◆ **Given request**
Write out, word for word, every line from the first one through the line that holds "const labelOf = new", and nothing else; skip the pictures.

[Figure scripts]
_ _ _ _ _

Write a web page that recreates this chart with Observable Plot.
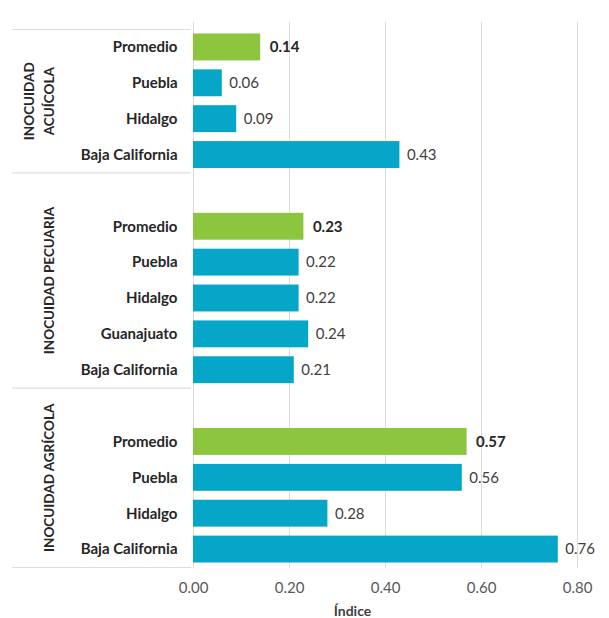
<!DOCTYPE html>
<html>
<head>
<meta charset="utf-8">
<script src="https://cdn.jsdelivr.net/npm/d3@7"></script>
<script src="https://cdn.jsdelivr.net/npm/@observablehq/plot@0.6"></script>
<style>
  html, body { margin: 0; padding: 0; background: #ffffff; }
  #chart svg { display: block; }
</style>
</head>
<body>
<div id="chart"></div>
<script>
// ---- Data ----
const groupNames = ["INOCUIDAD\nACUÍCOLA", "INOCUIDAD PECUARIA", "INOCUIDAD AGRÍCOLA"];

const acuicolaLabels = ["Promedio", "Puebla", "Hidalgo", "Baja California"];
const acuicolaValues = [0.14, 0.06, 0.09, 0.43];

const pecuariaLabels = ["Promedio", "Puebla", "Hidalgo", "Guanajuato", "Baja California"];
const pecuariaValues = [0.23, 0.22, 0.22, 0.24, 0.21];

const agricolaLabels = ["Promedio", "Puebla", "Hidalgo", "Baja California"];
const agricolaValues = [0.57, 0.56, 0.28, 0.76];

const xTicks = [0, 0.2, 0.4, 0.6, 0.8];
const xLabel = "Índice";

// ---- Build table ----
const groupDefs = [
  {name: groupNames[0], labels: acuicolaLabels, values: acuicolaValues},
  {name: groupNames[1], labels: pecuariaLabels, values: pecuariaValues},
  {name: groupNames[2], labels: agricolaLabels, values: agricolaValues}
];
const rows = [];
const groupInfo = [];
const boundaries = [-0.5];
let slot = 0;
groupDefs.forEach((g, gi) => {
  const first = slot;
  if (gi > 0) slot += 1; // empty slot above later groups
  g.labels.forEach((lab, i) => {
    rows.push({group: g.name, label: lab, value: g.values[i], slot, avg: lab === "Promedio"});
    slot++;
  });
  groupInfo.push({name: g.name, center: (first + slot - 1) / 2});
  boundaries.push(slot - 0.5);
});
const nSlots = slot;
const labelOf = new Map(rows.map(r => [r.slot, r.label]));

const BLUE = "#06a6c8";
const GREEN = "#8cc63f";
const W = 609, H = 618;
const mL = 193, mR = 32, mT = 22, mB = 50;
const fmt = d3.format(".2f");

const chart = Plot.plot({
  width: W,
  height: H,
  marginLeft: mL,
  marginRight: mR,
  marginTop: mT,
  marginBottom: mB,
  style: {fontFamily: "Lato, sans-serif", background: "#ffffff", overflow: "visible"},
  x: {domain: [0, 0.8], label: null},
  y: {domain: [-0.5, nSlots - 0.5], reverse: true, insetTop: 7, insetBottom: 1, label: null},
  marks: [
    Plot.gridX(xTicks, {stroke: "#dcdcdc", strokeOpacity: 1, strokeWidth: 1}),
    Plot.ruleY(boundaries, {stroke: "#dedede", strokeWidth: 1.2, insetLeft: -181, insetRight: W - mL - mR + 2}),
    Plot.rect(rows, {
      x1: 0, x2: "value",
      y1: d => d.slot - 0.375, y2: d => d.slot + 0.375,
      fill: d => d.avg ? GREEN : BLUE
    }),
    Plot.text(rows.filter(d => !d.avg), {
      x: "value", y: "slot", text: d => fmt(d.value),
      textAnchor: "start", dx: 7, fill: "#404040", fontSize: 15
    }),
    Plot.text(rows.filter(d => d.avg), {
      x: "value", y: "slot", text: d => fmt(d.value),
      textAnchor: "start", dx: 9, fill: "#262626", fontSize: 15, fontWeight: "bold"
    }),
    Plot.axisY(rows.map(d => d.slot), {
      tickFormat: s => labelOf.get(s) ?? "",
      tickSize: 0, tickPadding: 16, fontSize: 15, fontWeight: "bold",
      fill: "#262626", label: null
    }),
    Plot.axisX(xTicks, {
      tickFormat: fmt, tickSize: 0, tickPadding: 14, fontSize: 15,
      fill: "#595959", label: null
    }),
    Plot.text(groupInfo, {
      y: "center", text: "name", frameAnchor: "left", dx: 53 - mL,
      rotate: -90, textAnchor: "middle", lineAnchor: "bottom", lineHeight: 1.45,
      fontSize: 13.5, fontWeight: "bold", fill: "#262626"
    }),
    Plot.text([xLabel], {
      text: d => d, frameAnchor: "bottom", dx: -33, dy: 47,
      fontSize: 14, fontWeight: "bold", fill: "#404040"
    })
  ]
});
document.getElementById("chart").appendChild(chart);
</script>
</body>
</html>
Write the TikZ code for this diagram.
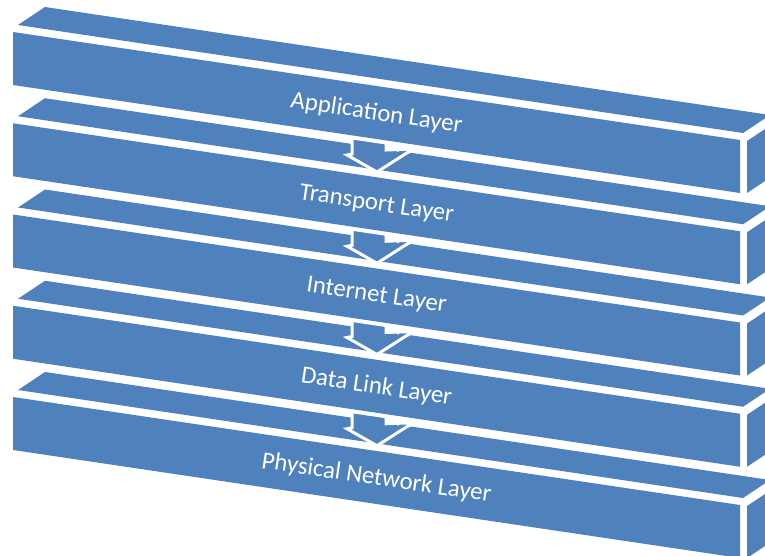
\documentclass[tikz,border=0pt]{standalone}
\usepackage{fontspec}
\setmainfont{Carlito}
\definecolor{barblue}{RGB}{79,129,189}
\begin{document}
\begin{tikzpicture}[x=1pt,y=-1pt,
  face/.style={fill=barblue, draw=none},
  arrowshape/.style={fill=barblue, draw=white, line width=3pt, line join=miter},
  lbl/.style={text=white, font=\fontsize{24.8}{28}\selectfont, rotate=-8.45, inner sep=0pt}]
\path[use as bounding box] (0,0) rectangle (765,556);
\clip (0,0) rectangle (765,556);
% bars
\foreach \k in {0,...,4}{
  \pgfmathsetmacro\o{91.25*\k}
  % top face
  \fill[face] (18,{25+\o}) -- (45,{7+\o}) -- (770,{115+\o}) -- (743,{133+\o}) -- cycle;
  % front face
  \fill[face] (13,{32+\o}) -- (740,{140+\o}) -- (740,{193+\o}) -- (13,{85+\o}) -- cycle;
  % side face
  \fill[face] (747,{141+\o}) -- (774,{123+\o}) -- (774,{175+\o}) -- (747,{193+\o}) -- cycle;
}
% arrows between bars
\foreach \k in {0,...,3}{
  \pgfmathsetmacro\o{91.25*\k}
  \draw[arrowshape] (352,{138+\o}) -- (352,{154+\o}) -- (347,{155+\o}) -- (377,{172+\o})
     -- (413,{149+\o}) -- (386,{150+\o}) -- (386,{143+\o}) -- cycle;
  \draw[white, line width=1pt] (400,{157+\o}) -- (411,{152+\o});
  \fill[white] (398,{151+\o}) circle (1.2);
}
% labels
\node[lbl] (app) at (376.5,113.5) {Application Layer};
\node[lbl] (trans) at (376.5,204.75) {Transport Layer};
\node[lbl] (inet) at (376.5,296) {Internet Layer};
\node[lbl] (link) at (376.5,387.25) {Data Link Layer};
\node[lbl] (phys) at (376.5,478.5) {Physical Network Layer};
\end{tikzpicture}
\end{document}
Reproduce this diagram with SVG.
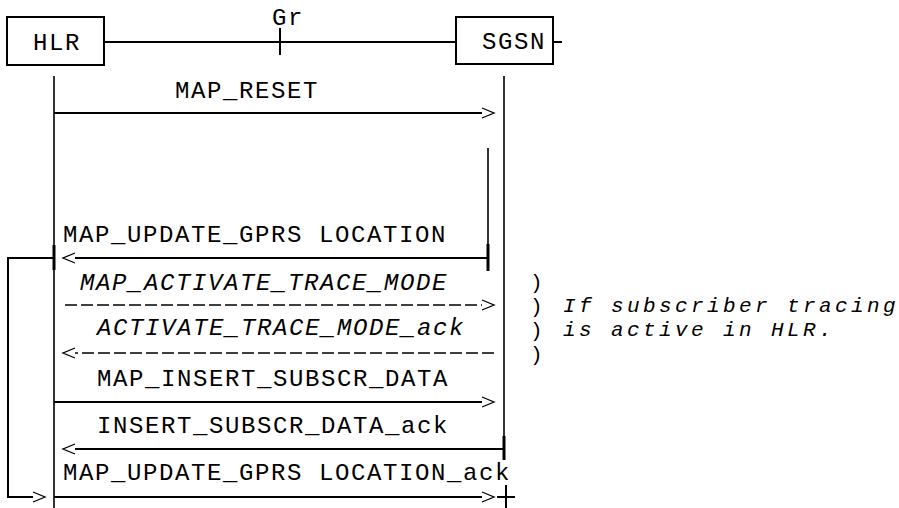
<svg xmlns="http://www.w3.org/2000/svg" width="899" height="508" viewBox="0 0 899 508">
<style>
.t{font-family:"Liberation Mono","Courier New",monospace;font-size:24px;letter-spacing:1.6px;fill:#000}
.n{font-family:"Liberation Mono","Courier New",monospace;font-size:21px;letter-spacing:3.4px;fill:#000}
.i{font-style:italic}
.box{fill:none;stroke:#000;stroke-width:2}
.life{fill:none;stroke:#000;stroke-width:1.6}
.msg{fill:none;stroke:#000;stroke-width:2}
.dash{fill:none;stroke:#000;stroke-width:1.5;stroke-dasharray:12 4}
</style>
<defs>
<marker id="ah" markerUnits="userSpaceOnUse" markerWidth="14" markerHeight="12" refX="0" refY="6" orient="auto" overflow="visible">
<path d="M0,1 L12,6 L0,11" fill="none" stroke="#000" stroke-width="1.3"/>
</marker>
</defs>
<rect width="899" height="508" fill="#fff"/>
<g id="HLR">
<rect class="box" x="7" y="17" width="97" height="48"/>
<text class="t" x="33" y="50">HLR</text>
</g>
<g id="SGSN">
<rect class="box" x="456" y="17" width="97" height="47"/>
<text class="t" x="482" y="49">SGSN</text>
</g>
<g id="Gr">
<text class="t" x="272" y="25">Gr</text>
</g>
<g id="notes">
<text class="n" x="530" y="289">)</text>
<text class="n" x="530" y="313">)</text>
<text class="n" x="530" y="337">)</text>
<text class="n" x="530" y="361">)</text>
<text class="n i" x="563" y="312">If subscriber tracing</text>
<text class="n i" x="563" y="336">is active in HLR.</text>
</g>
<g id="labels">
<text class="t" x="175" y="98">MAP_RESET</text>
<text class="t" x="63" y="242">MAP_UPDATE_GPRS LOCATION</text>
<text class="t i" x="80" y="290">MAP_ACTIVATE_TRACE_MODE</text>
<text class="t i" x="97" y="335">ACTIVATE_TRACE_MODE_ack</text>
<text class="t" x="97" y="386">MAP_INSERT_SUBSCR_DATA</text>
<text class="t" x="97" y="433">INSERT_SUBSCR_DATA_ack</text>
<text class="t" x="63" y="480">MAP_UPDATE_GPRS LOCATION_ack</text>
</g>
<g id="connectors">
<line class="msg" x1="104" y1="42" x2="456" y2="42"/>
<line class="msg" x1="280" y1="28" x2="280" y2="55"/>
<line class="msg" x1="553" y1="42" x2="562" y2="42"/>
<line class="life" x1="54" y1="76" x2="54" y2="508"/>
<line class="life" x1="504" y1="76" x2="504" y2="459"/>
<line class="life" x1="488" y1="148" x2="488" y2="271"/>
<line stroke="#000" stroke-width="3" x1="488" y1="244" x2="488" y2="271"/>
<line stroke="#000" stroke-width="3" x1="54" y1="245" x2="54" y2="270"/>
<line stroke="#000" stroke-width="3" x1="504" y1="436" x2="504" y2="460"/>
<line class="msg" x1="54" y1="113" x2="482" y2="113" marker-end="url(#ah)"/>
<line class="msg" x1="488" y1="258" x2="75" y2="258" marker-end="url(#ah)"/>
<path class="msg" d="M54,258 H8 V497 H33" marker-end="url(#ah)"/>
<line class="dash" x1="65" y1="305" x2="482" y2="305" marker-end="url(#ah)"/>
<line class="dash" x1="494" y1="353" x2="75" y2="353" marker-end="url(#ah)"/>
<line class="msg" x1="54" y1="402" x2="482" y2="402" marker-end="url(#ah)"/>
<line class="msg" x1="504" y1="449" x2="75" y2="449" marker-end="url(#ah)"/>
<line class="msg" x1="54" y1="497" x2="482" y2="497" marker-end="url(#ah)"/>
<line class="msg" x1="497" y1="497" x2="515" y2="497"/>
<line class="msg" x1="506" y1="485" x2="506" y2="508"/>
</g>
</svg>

_ _ _ _ _

◆ **Exercise result**
Write a web page that recreates this chart with Observable Plot.
<!DOCTYPE html>
<html>
<head>
<meta charset="utf-8">
<script src="https://cdn.jsdelivr.net/npm/d3@7"></script>
<script src="https://cdn.jsdelivr.net/npm/@observablehq/plot@0.6"></script>
<style>
  html, body { margin: 0; padding: 0; background: #ffffff; }
  #chart svg { display: block; }
</style>
</head>
<body>
<div id="chart"></div>
<script>
// ---- Data ----
const groupNames = ["INOCUIDAD\nACUÍCOLA", "INOCUIDAD PECUARIA", "INOCUIDAD AGRÍCOLA"];

const acuicolaLabels = ["Promedio", "Puebla", "Hidalgo", "Baja California"];
const acuicolaValues = [0.14, 0.06, 0.09, 0.43];

const pecuariaLabels = ["Promedio", "Puebla", "Hidalgo", "Guanajuato", "Baja California"];
const pecuariaValues = [0.23, 0.22, 0.22, 0.24, 0.21];

const agricolaLabels = ["Promedio", "Puebla", "Hidalgo", "Baja California"];
const agricolaValues = [0.57, 0.56, 0.28, 0.76];

const xTicks = [0, 0.2, 0.4, 0.6, 0.8];
const xLabel = "Índice";

// ---- Build table ----
const groupDefs = [
  {name: groupNames[0], labels: acuicolaLabels, values: acuicolaValues},
  {name: groupNames[1], labels: pecuariaLabels, values: pecuariaValues},
  {name: groupNames[2], labels: agricolaLabels, values: agricolaValues}
];
const rows = [];
const groupInfo = [];
const boundaries = [-0.5];
let slot = 0;
groupDefs.forEach((g, gi) => {
  const first = slot;
  if (gi > 0) slot += 1; // empty slot above later groups
  g.labels.forEach((lab, i) => {
    rows.push({group: g.name, label: lab, value: g.values[i], slot, avg: lab === "Promedio"});
    slot++;
  });
  groupInfo.push({name: g.name, center: (first + slot - 1) / 2});
  boundaries.push(slot - 0.5);
});
const nSlots = slot;
const labelOf = new Map(rows.map(r => [r.slot, r.label]));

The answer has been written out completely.